Erdoğan’a soruyoruz: Şimdi siz cumhurbaşkanısınız ve başbakan fiilen sizin emrinizde. Mevcut durumda istediğiniz kişiyi Merkez Bankası başkanı yapabilirsiniz. Başkanlık ile bu anlattığınızın ne ilgisi var?
***
Erdoğan ve şürekası ilk defa yenilgiye bu denli yakın.

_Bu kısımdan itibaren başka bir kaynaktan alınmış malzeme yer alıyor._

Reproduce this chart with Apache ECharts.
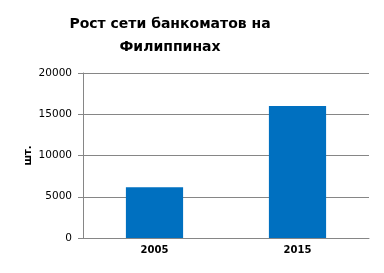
<!DOCTYPE html>
<html><head><meta charset="utf-8">
<script src="https://cdn.jsdelivr.net/npm/echarts@6/dist/echarts.min.js"></script>
<style>html,body{margin:0;padding:0;background:#fff}#c{width:384px;height:273px}</style>
</head><body><div id="c"></div>
<script>
const categories = ['2005', '2015'];
const values = [6150, 16000];
const titleText = 'Рост сети банкоматов на\nФилиппинах';
const yAxisName = 'шт.';

const chart = echarts.init(document.getElementById('c'), null, {renderer: 'canvas'});
chart.setOption({
  animation: false,
  title: {
    text: titleText,
    left: 165, top: 8, textAlign: 'center',
    textStyle: {fontFamily: 'DejaVu Sans', fontWeight: 'bold', fontSize: 14, lineHeight: 23, color: '#000'}
  },
  grid: {left: 83, right: 15, top: 73, bottom: 35},
  xAxis: {
    type: 'category', data: categories,
    axisLine: {lineStyle: {color: '#868686'}},
    axisTick: {show: false},
    axisLabel: {fontFamily: 'DejaVu Sans', fontWeight: 'bold', fontSize: 10, color: '#000', margin: 7}
  },
  yAxis: {
    type: 'value', min: 0, max: 20000, interval: 5000,
    name: yAxisName, nameLocation: 'middle', nameGap: 50, nameRotate: 90,
    nameMoveOverlap: false,
    nameTextStyle: {fontFamily: 'DejaVu Sans', fontWeight: 'bold', fontSize: 10, color: '#000'},
    axisLine: {show: true, lineStyle: {color: '#868686'}},
    axisTick: {show: true, length: 5, lineStyle: {color: '#868686'}},
    splitLine: {lineStyle: {color: '#868686'}},
    axisLabel: {fontFamily: 'DejaVu Sans', fontSize: 10.5, color: '#000', margin: 11,
      formatter: function (v) { return String(v); }}
  },
  series: [{
    type: 'bar', data: values, barWidth: '40%',
    itemStyle: {color: '#0070C0'}
  }]
});
</script></body></html>
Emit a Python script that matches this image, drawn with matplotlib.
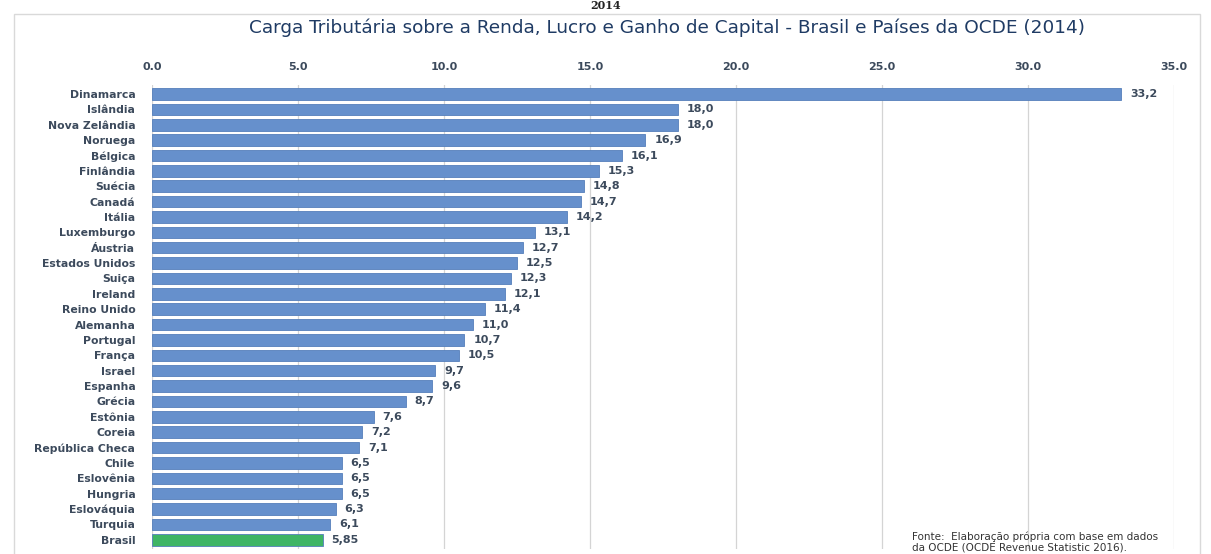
import matplotlib
matplotlib.use('Agg')
import matplotlib.pyplot as plt
from matplotlib.patches import Rectangle

plt.rcParams['font.family'] = ['DejaVu Sans']

paises = ['Dinamarca', 'Islândia', 'Nova Zelândia', 'Noruega', 'Bélgica', 'Finlândia',
          'Suécia', 'Canadá', 'Itália', 'Luxemburgo', 'Áustria', 'Estados Unidos',
          'Suiça', 'Ireland', 'Reino Unido', 'Alemanha', 'Portugal', 'França',
          'Israel', 'Espanha', 'Grécia', 'Estônia', 'Coreia', 'República Checa',
          'Chile', 'Eslovênia', 'Hungria', 'Eslováquia', 'Turquia', 'Brasil']
carga = [33.2, 18.0, 18.0, 16.9, 16.1, 15.3, 14.8, 14.7, 14.2, 13.1, 12.7, 12.5,
         12.3, 12.1, 11.4, 11.0, 10.7, 10.5, 9.7, 9.6, 8.7, 7.6, 7.2, 7.1,
         6.5, 6.5, 6.5, 6.3, 6.1, 5.85]
xticks = [0, 5, 10, 15, 20, 25, 30, 35]

AZUL, VERDE = '#6690cc', '#3fb565'
TXT = '#3c4a5c'

def fmt(v):
    s = f'{v:.1f}' if round(v, 1) == v else f'{v:.2f}'
    return s.replace('.', ',')

fig = plt.figure(figsize=(12.11, 5.54), dpi=100)
fig.add_artist(Rectangle((14/1211, -0.01), 1186/1211, 1 - 14/554 + 0.01,
                         transform=fig.transFigure, fill=False,
                         edgecolor='#d9d9d9', lw=1))
fig.text(0.5, 1.0, '2014', ha='center', va='top', fontsize=8,
         family='DejaVu Serif', fontweight='bold', color='#222222')
fig.text(0.551, 1 - 28/554, 'Carga Tributária sobre a Renda, Lucro e Ganho de Capital - '
         'Brasil e Países da OCDE (2014)', ha='center', va='center',
         fontsize=13.3, color='#1f3b64')

ax = fig.add_axes([152/1211, 1 - 549/554, 1022/1211, (549 - 84.8)/554])
ys = list(range(len(paises)))
cores = [VERDE if p == 'Brasil' else AZUL for p in paises]
ax.barh(ys, carga, height=0.75, color=cores, edgecolor='#557fbb', lw=0.6, zorder=3)
for y, v in zip(ys, carga):
    ax.text(v + 0.3, y, fmt(v), va='center', ha='left', fontsize=8,
            color=TXT, fontweight='bold')

ax.set_ylim(len(paises) - 0.4, -0.6)
ax.set_xlim(0, 35)
ax.set_yticks(ys)
ax.set_yticklabels(paises, fontsize=7.8, color=TXT, fontweight='bold')
ax.set_xticks(xticks)
ax.set_xticklabels([f'{t:.1f}' for t in xticks], fontsize=8, color=TXT, fontweight='bold')
ax.xaxis.tick_top()
ax.tick_params(axis='both', length=0)
ax.tick_params(axis='x', pad=9)
ax.tick_params(axis='y', pad=12)
ax.grid(axis='x', color='#d4d4d4', lw=0.9, zorder=0)
for s in ax.spines.values():
    s.set_visible(False)

fig.text(912/1211, 1 - 537/554, 'Fonte:  Elaboração própria com base em dados',
         fontsize=7.5, color='#333333', va='center')
fig.text(912/1211, 1 - 548/554, 'da OCDE (OCDE Revenue Statistic 2016).',
         fontsize=7.5, color='#333333', va='center')

fig.savefig('out.png', dpi=100)
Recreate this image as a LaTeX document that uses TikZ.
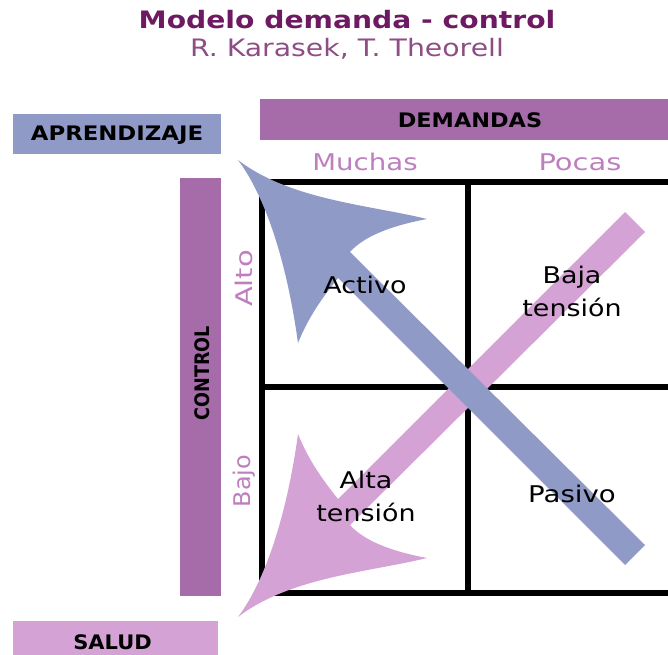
\documentclass[tikz,border=0pt]{standalone}
\usepackage{tikz}
\usepackage{graphicx}
\usepackage{fontspec}
\setmainfont{DejaVu Sans}
\definecolor{boxpurple}{HTML}{A66BA9}
\definecolor{boxblue}{HTML}{8F9BC6}
\definecolor{boxpink}{HTML}{D4A2D4}
\definecolor{lblpurple}{HTML}{BE7EC0}
\definecolor{titlecol}{HTML}{6E1A62}
\definecolor{subcol}{HTML}{8E4D86}
\definecolor{arrblue}{HTML}{8F9BC6}
\definecolor{arrpink}{HTML}{D4A2D4}
\newcommand{\wideTxt}[2][1.2]{\scalebox{#1}[1]{#2}}
\begin{document}
\begin{tikzpicture}[x=1bp,y=-1bp,
  catbox/.style={fill=#1, draw=none, inner sep=0pt},
  boldlbl/.style={font=\fontsize{20bp}{24bp}\selectfont\bfseries, text=black, inner sep=0pt},
  axislbl/.style={font=\fontsize{23bp}{27bp}\selectfont, text=lblpurple, inner sep=0pt},
  celllbl/.style={font=\fontsize{23bp}{33bp}\selectfont, text=black, inner sep=0pt, align=center},
  gridline/.style={line width=5.5bp, draw=black, line cap=rect},
  arrowshape/.style={fill=#1, draw=none}
]
\useasboundingbox (0,0) rectangle (668,655);
\clip (0,0) rectangle (668,655);

% title
\node[anchor=base, text=titlecol, font=\fontsize{24bp}{28bp}\selectfont\bfseries, inner sep=0pt] (title) at (347,29) {\wideTxt[1.175]{Modelo demanda - control}};
\node[anchor=base, text=subcol, font=\fontsize{24bp}{28bp}\selectfont, inner sep=0pt] (subtitle) at (347,57) {\wideTxt[1.18]{R. Karasek, T. Theorell}};

% category boxes
\node[catbox=boxblue, minimum width=208bp, minimum height=40bp] (aprbox) at (117,134) {};
\node[catbox=boxpurple, minimum width=415bp, minimum height=41bp] (dembox) at (467.5,119.5) {};
\node[catbox=boxpurple, minimum width=41bp, minimum height=418bp] (ctrlbox) at (200.5,387) {};
\node[catbox=boxpink, minimum width=205bp, minimum height=49bp] (salbox) at (115.5,645.5) {};

\node[boldlbl, anchor=base] (apr) at (117,140.5) {\wideTxt[1.14]{APRENDIZAJE}};
\node[boldlbl, anchor=base] (dem) at (470,128) {\wideTxt[1.12]{DEMANDAS}};
\node[boldlbl, anchor=base, rotate=90] (ctrl) at (209.5,373) {\wideTxt[0.88]{CONTROL}};
\node[boldlbl, anchor=base] (sal) at (112.5,649) {\wideTxt[1.05]{SALUD}};

% axis labels
\node[axislbl, anchor=base] (muchas) at (365,170) {\wideTxt{Muchas}};
\node[axislbl, anchor=base] (pocas) at (580,170) {\wideTxt[1.26]{Pocas}};
\node[axislbl, anchor=base, rotate=90] (alto) at (252,278.5) {\wideTxt[1.26]{Alto}};
\node[axislbl, anchor=base, rotate=90] (bajo) at (250,481) {\wideTxt[1.04]{Bajo}};

% grid
\coordinate (gTL) at (262,182);
\coordinate (gTR) at (680,182);
\coordinate (gBL) at (262,593);
\coordinate (gBR) at (680,593);
\coordinate (gML) at (262,387);
\coordinate (gMR) at (680,387);
\coordinate (gMT) at (468,182);
\coordinate (gMB) at (468,593);
\draw[gridline] (gTL) -- (gTR);
\draw[gridline] (gBL) -- (gBR);
\draw[gridline] (gTL) -- (gBL);
\draw[gridline] (gMT) -- (gMB);
\draw[gridline] (gML) -- (gMR);

% pink arrow (toward SALUD)
\path[arrowshape=arrpink] (238,617) .. controls (290,577) and (370,572) .. (427,558)
  .. controls (395,552) and (365,542) .. (350,525) -- (645,232) -- (625,212) -- (338,499)
  .. controls (322,479) and (308,459) .. (298,434)
  .. controls (288,507) and (268,577) .. cycle;

% blue arrow (toward APRENDIZAJE)
\path[arrowshape=arrblue] (238,160) .. controls (290,200) and (370,205) .. (427,219)
  .. controls (395,225) and (365,235) .. (350,252) -- (645,545) -- (625,565) -- (338,278)
  .. controls (322,298) and (308,318) .. (298,343)
  .. controls (288,270) and (268,200) .. cycle;

% cell labels
\node[celllbl, anchor=base] (activo) at (365,293) {\wideTxt[1.17]{Activo}};
\node[celllbl] (baja) at (572,291) {\wideTxt[1.17]{Baja}\\\wideTxt[1.17]{tensión}};
\node[celllbl] (alta) at (366,496) {\wideTxt[1.17]{Alta}\\\wideTxt[1.17]{tensión}};
\node[celllbl, anchor=base] (pasivo) at (572,502) {\wideTxt[1.2]{Pasivo}};
\end{tikzpicture}
\end{document}
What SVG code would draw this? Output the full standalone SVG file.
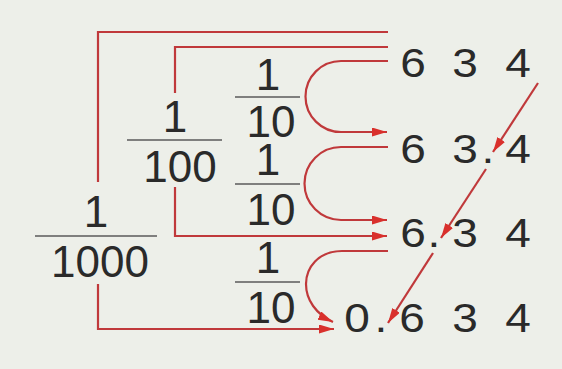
<svg xmlns="http://www.w3.org/2000/svg" width="562" height="369" viewBox="0 0 562 369">
<defs>
<style>
.bg{fill:#edefe9}
.frac{font-family:"Liberation Sans",Arial,sans-serif;font-size:44px;fill:#2a2a2a;text-anchor:middle}
.num{font-family:"Liberation Sans",Arial,sans-serif;font-size:40px;fill:#2a2a2a;text-anchor:middle}
.bar{stroke:#5a5a5a;stroke-width:1.6;fill:none}
.con{stroke:#c0393b;stroke-width:2.2;fill:none}
.arr{marker-end:url(#ah)}
</style>
<marker id="ah" markerUnits="userSpaceOnUse" markerWidth="16" markerHeight="10" refX="15" refY="4.5" orient="auto">
<path d="M0,0 L15,4.5 L0,9 Z" fill="#d9302c"/>
</marker>
</defs>
<rect class="bg" x="0" y="0" width="562" height="369"/>

<g id="connectors">
<path class="con" d="M98,182 V32 H388"/>
<path class="con arr" d="M98,284 V329 H334"/>
<path class="con" d="M175,93 V47 H388"/>
<path class="con arr" d="M175,187 V236 H387"/>
<path class="con arr" d="M388,61 H341 A35.5,35.5 0 0 0 341,132 H387"/>
<path class="con arr" d="M388,147 H341 A36.5,36.5 0 0 0 341,220 H387"/>
<path class="con arr" d="M388,251 H342 C318,251 306,268 306,284 C306,300 316,314 333,322"/>
<path class="con arr" d="M538,83 L493,152"/>
<path class="con arr" d="M486,169 L441,238"/>
<path class="con arr" d="M433,253 L388,323"/>
</g>

<g id="frac1000">
<text class="frac" x="96" y="227">1</text>
<line class="bar" x1="35" y1="236" x2="157" y2="236"/>
<text class="frac" x="100" y="277">1000</text>
</g>
<g id="frac100">
<text class="frac" x="175" y="132">1</text>
<line class="bar" x1="127" y1="140" x2="222" y2="140"/>
<text class="frac" x="180" y="182">100</text>
</g>
<g id="frac10a">
<text class="frac" x="268" y="90">1</text>
<line class="bar" x1="235" y1="97" x2="300" y2="97"/>
<text class="frac" x="271" y="137">10</text>
</g>
<g id="frac10b">
<text class="frac" x="268" y="175">1</text>
<line class="bar" x1="235" y1="184" x2="300" y2="184"/>
<text class="frac" x="271" y="225">10</text>
</g>
<g id="frac10c">
<text class="frac" x="268" y="273">1</text>
<line class="bar" x1="235" y1="282" x2="300" y2="282"/>
<text class="frac" x="271" y="323">10</text>
</g>

<g id="row1" transform="scale(1.15,1)"><text class="num" x="359.1 404.3 450.4" y="77">634</text></g>
<g id="row2" transform="scale(1.15,1)"><text class="num" x="359.1 404.3 424.3 450.4" y="163">63.4</text></g>
<g id="row3" transform="scale(1.15,1)"><text class="num" x="359.1 377.4 404.3 450.4" y="247">6.34</text></g>
<g id="row4" transform="scale(1.15,1)"><text class="num" x="310.4 331.3 358.3 404.3 450.4" y="332">0.634</text></g>
</svg>
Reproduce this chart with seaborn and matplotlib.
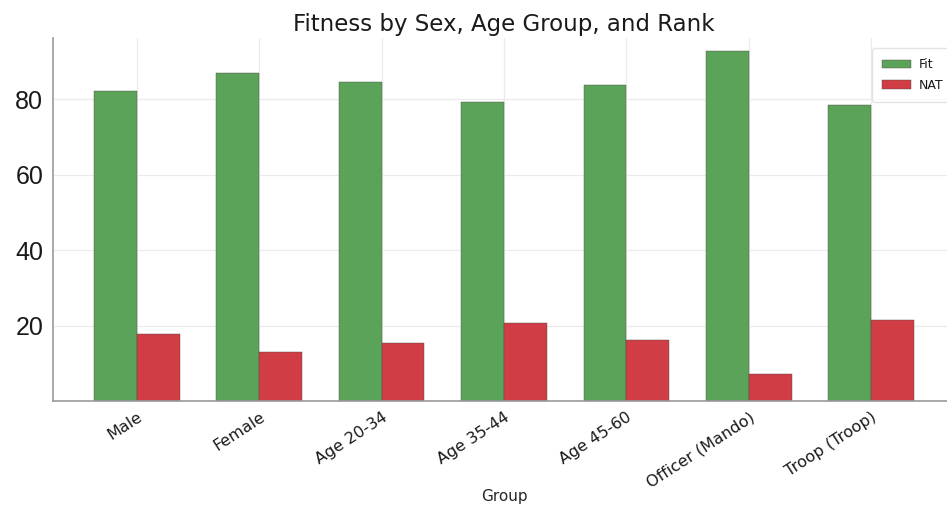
import numpy as np
import pandas as pd
import matplotlib
matplotlib.use("Agg")
import matplotlib.pyplot as plt
import seaborn as sns

# Share of personnel by group (percent)
groups = ["Male", "Female", "Age 20-34", "Age 35-44", "Age 45-60",
          "Officer (Mando)", "Troop (Troop)"]
fit = [82.2, 87.0, 84.5, 79.3, 83.8, 92.8, 78.5]
nat = [17.8, 13.0, 15.5, 20.7, 16.2, 7.2, 21.5]

df = pd.DataFrame({
    "Group": groups * 2,
    "Percent": fit + nat,
    "Status": ["Fit"] * len(groups) + ["NAT"] * len(groups),
})

sns.set_style("whitegrid", {"grid.color": "#ebebeb", "axes.edgecolor": "#9a9a9a",
                            "text.color": "#1a1a1a", "xtick.color": "#1a1a1a",
                            "ytick.color": "#1a1a1a"})

fig = plt.figure(figsize=(9.47, 5.08), dpi=100)
ax = fig.add_axes([0.056, 0.2106, 0.9525, 0.7146])

sns.barplot(data=df, x="Group", y="Percent", hue="Status",
            palette={"Fit": "#5ca35a", "NAT": "#d13d44"},
            width=0.7, saturation=1, edgecolor="#4a4a4a", linewidth=0.3, ax=ax)

ax.set_xlim(-0.685, 6.685)
ax.set_ylim(0, 96.2)
ax.set_yticks([0, 20, 40, 60, 80])
ax.set_yticklabels(["", "20", "40", "60", "80"], fontsize=18, family="Liberation Sans")
ax.set_xticks(range(len(groups)))
ax.set_xticklabels(groups, rotation=33, ha="right", rotation_mode="anchor", fontsize=11.5)
ax.grid(True, axis="both", color="#ebebeb", linewidth=0.9)
ax.set_axisbelow(True)
ax.tick_params(axis="both", length=3, color="#555555", width=0.8)
ax.tick_params(axis="y", pad=4)
ax.tick_params(axis="x", pad=3)

ax.set_ylabel("")
ax.set_xlabel("Group", fontsize=11)
ax.xaxis.set_label_coords(0.5, -0.243)
ax.set_title("Fitness by Sex, Age Group, and Rank", fontsize=16.5, pad=5)

sns.despine(ax=ax)
for s in ["left", "bottom"]:
    ax.spines[s].set_linewidth(1.2)

# legend sits at the right edge of the axes
leg = ax.legend(loc="upper left", bbox_to_anchor=(866 / 947, 1 - 42 / 508),
                bbox_transform=fig.transFigure, fontsize=9, frameon=True,
                handlelength=2.3, handletextpad=0.6, borderpad=0.8, labelspacing=0.6)
leg.get_frame().set_edgecolor("#dddddd")

fig.savefig("out.png", dpi=100)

Erdoğan en son, "Cumhurbaşkanlığı sistemini şahsım için isteyecek, bunca mücadeleyi nefsim için verecek kadar halim yok, karaktersiz değilim." diyecek kadar gülünçleşti.
Kızgınlar ve bu ruh halinden bütün telkinlere rağmen kurtulamıyorlar.
Zaman ilerledikçe daha da öfkeleniyorlar ve halkı kaosla/kargaşayla tehdit ediyorlar.
Yalnız; öfke ve tehdit yenilgiyi önlemez. Ayrıca, AKP’nin bu kızgın üslubu “hayır”a hizmet ediyor.
AKP bu içinden çıkılmaz ortamı kendi elleriyle yarattı.
Erdoğan AKP’si Türkiye halkının ya da Türk Milleti’nin emperyalizm güdümlü teröre; PKK’ya, IŞİD’e ve Fetullahçı çeteye karşı bir araya geldiği bir dönemde; milleti ikiye bölme çabasına girişti.
Bu girişimin bedeli ağır olacaktır. Millet; demokrasiyi, vatanın birliğini ve kendi geleceğini tehdit edenlere gereken yanıtı verecektir.
Korku faydasızdır. Erdoğan ilk defa ve hiç ummadığı ölçüde bir yenilgi alacaktır.